- Work to do: Everything in the data should be repeated exactly, save for the images.

- Given material:
————

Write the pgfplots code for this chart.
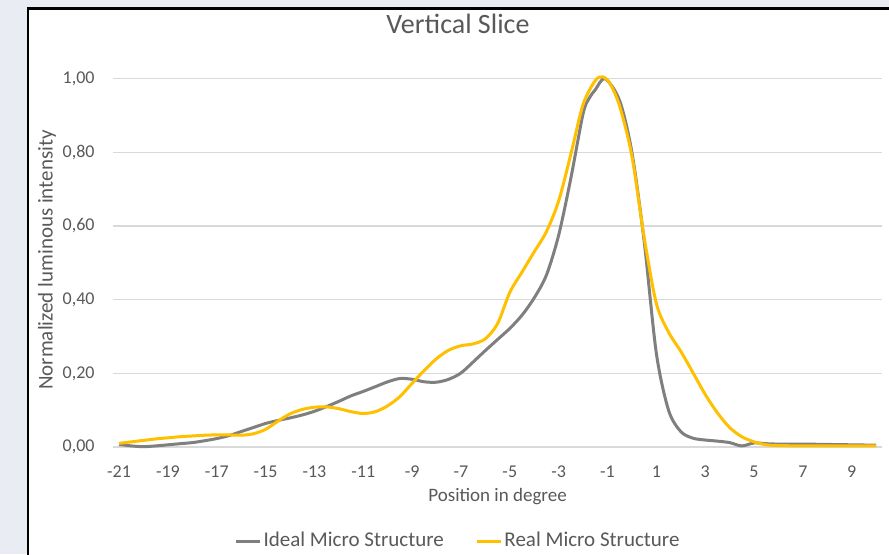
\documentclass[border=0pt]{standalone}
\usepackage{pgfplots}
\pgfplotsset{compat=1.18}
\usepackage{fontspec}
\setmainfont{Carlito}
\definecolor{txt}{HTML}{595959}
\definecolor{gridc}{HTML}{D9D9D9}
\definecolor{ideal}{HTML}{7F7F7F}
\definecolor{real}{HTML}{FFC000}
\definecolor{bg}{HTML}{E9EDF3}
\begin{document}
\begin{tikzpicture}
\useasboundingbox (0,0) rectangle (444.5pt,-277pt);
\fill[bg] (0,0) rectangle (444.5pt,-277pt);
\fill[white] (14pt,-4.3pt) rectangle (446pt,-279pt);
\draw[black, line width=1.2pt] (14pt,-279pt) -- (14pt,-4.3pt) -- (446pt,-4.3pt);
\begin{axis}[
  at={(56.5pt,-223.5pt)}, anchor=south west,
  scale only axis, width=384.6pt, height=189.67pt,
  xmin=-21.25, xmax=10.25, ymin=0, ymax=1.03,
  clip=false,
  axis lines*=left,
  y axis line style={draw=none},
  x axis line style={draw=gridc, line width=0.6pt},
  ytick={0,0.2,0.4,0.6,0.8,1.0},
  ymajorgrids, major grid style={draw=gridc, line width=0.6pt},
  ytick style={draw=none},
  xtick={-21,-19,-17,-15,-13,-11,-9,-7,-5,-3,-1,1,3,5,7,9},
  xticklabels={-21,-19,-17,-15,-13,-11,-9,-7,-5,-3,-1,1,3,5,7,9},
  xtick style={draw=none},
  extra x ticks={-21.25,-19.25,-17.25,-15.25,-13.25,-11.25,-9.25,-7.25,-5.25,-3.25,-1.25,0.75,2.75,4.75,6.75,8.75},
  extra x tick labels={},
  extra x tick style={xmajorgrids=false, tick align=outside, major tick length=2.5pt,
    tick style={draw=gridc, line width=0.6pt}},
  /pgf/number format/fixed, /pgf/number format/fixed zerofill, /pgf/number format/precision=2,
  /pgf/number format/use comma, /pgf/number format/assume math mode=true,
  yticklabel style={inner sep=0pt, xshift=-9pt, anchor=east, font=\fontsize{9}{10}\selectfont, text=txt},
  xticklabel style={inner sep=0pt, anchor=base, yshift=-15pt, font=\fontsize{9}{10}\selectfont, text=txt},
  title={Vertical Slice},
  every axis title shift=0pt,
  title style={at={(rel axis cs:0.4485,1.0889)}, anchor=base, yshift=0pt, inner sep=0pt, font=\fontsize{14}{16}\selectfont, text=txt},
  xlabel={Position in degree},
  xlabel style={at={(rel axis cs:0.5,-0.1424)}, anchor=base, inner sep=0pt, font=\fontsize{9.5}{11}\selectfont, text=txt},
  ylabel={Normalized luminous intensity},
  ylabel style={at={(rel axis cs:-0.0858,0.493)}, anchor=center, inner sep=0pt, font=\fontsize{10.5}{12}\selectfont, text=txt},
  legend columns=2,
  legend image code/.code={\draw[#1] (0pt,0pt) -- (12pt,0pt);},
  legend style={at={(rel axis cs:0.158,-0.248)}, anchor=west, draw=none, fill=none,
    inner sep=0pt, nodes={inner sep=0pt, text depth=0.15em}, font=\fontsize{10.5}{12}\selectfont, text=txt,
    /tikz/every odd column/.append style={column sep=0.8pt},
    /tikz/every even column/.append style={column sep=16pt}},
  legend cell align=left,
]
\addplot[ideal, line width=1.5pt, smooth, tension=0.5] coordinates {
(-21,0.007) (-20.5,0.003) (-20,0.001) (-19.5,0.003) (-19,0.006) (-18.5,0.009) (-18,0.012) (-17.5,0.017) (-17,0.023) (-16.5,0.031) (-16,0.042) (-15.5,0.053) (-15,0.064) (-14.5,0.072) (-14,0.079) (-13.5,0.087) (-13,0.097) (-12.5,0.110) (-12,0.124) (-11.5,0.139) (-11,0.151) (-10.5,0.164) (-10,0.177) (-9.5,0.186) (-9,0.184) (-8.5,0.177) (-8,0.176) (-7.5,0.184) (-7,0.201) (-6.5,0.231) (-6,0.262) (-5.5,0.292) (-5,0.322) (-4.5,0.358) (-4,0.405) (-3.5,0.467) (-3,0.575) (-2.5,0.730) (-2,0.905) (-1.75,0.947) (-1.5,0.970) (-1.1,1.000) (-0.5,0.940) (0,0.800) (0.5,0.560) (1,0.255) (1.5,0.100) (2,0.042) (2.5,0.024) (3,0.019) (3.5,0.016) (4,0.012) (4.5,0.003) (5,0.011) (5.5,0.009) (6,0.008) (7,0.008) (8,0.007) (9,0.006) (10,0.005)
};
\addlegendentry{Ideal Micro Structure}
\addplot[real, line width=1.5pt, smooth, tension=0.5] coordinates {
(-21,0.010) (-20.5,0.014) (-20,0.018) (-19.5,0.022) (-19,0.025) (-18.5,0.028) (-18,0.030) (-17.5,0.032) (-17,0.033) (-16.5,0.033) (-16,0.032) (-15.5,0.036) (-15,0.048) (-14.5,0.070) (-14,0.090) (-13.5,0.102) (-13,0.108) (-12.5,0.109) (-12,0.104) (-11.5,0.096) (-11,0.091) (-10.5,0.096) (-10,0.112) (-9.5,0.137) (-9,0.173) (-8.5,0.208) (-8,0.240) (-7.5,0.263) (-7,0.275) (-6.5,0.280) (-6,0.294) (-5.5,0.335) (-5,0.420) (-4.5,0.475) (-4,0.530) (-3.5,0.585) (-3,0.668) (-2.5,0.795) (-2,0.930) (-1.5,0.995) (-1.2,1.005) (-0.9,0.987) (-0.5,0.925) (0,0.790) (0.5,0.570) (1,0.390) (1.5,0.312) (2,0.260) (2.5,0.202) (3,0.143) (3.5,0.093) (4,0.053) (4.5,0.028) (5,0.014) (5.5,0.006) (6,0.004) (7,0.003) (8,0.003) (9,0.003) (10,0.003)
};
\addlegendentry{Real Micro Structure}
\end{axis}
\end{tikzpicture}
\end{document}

————

- Task output:
Write the pgfplots code for this chart.
\documentclass[border=0pt]{standalone}
\usepackage{pgfplots}
\pgfplotsset{compat=1.18}
\usepackage{fontspec}
\setmainfont{Carlito}
\definecolor{txt}{HTML}{595959}
\definecolor{gridc}{HTML}{D9D9D9}
\definecolor{ideal}{HTML}{7F7F7F}
\definecolor{real}{HTML}{FFC000}
\definecolor{bg}{HTML}{E9EDF3}
\begin{document}
\begin{tikzpicture}
\useasboundingbox (0,0) rectangle (444.5pt,-277pt);
\fill[bg] (0,0) rectangle (444.5pt,-277pt);
\fill[white] (14pt,-4.3pt) rectangle (446pt,-279pt);
\draw[black, line width=1.2pt] (14pt,-279pt) -- (14pt,-4.3pt) -- (446pt,-4.3pt);
\begin{axis}[
  at={(56.5pt,-223.5pt)}, anchor=south west,
  scale only axis, width=384.6pt, height=189.67pt,
  xmin=-21.25, xmax=10.25, ymin=0, ymax=1.03,
  clip=false,
  axis lines*=left,
  y axis line style={draw=none},
  x axis line style={draw=gridc, line width=0.6pt},
  ytick={0,0.2,0.4,0.6,0.8,1.0},
  ymajorgrids, major grid style={draw=gridc, line width=0.6pt},
  ytick style={draw=none},
  xtick={-21,-19,-17,-15,-13,-11,-9,-7,-5,-3,-1,1,3,5,7,9},
  xticklabels={-21,-19,-17,-15,-13,-11,-9,-7,-5,-3,-1,1,3,5,7,9},
  xtick style={draw=none},
  extra x ticks={-21.25,-19.25,-17.25,-15.25,-13.25,-11.25,-9.25,-7.25,-5.25,-3.25,-1.25,0.75,2.75,4.75,6.75,8.75},
  extra x tick labels={},
  extra x tick style={xmajorgrids=false, tick align=outside, major tick length=2.5pt,
    tick style={draw=gridc, line width=0.6pt}},
  /pgf/number format/fixed, /pgf/number format/fixed zerofill, /pgf/number format/precision=2,
  /pgf/number format/use comma, /pgf/number format/assume math mode=true,
  yticklabel style={inner sep=0pt, xshift=-9pt, anchor=east, font=\fontsize{9}{10}\selectfont, text=txt},
  xticklabel style={inner sep=0pt, anchor=base, yshift=-15pt, font=\fontsize{9}{10}\selectfont, text=txt},
  title={Vertical Slice},
  every axis title shift=0pt,
  title style={at={(rel axis cs:0.4485,1.0889)}, anchor=base, yshift=0pt, inner sep=0pt, font=\fontsize{14}{16}\selectfont, text=txt},
  xlabel={Position in degree},
  xlabel style={at={(rel axis cs:0.5,-0.1424)}, anchor=base, inner sep=0pt, font=\fontsize{9.5}{11}\selectfont, text=txt},
  ylabel={Normalized luminous intensity},
  ylabel style={at={(rel axis cs:-0.0858,0.493)}, anchor=center, inner sep=0pt, font=\fontsize{10.5}{12}\selectfont, text=txt},
  legend columns=2,
  legend image code/.code={\draw[#1] (0pt,0pt) -- (12pt,0pt);},
  legend style={at={(rel axis cs:0.158,-0.248)}, anchor=west, draw=none, fill=none,
    inner sep=0pt, nodes={inner sep=0pt, text depth=0.15em}, font=\fontsize{10.5}{12}\selectfont, text=txt,
    /tikz/every odd column/.append style={column sep=0.8pt},
    /tikz/every even column/.append style={column sep=16pt}},
  legend cell align=left,
]
\addplot[ideal, line width=1.5pt, smooth, tension=0.5] coordinates {
(-21,0.007) (-20.5,0.003) (-20,0.001) (-19.5,0.003) (-19,0.006) (-18.5,0.009) (-18,0.012) (-17.5,0.017) (-17,0.023) (-16.5,0.031) (-16,0.042) (-15.5,0.053) (-15,0.064) (-14.5,0.072) (-14,0.079) (-13.5,0.087) (-13,0.097) (-12.5,0.110) (-12,0.124) (-11.5,0.139) (-11,0.151) (-10.5,0.164) (-10,0.177) (-9.5,0.186) (-9,0.184) (-8.5,0.177) (-8,0.176) (-7.5,0.184) (-7,0.201) (-6.5,0.231) (-6,0.262) (-5.5,0.292) (-5,0.322) (-4.5,0.358) (-4,0.405) (-3.5,0.467) (-3,0.575) (-2.5,0.730) (-2,0.905) (-1.75,0.947) (-1.5,0.970) (-1.1,1.000) (-0.5,0.940) (0,0.800) (0.5,0.560) (1,0.255) (1.5,0.100) (2,0.042) (2.5,0.024) (3,0.019) (3.5,0.016) (4,0.012) (4.5,0.003) (5,0.011) (5.5,0.009) (6,0.008) (7,0.008) (8,0.007) (9,0.006) (10,0.005)
};
\addlegendentry{Ideal Micro Structure}
\addplot[real, line width=1.5pt, smooth, tension=0.5] coordinates {
(-21,0.010) (-20.5,0.014) (-20,0.018) (-19.5,0.022) (-19,0.025) (-18.5,0.028) (-18,0.030) (-17.5,0.032) (-17,0.033) (-16.5,0.033) (-16,0.032) (-15.5,0.036) (-15,0.048) (-14.5,0.070) (-14,0.090) (-13.5,0.102) (-13,0.108) (-12.5,0.109) (-12,0.104) (-11.5,0.096) (-11,0.091) (-10.5,0.096) (-10,0.112) (-9.5,0.137) (-9,0.173) (-8.5,0.208) (-8,0.240) (-7.5,0.263) (-7,0.275) (-6.5,0.280) (-6,0.294) (-5.5,0.335) (-5,0.420) (-4.5,0.475) (-4,0.530) (-3.5,0.585) (-3,0.668) (-2.5,0.795) (-2,0.930) (-1.5,0.995) (-1.2,1.005) (-0.9,0.987) (-0.5,0.925) (0,0.790) (0.5,0.570) (1,0.390) (1.5,0.312) (2,0.260) (2.5,0.202) (3,0.143) (3.5,0.093) (4,0.053) (4.5,0.028) (5,0.014) (5.5,0.006) (6,0.004) (7,0.003) (8,0.003) (9,0.003) (10,0.003)
};
\addlegendentry{Real Micro Structure}
\end{axis}
\end{tikzpicture}
\end{document}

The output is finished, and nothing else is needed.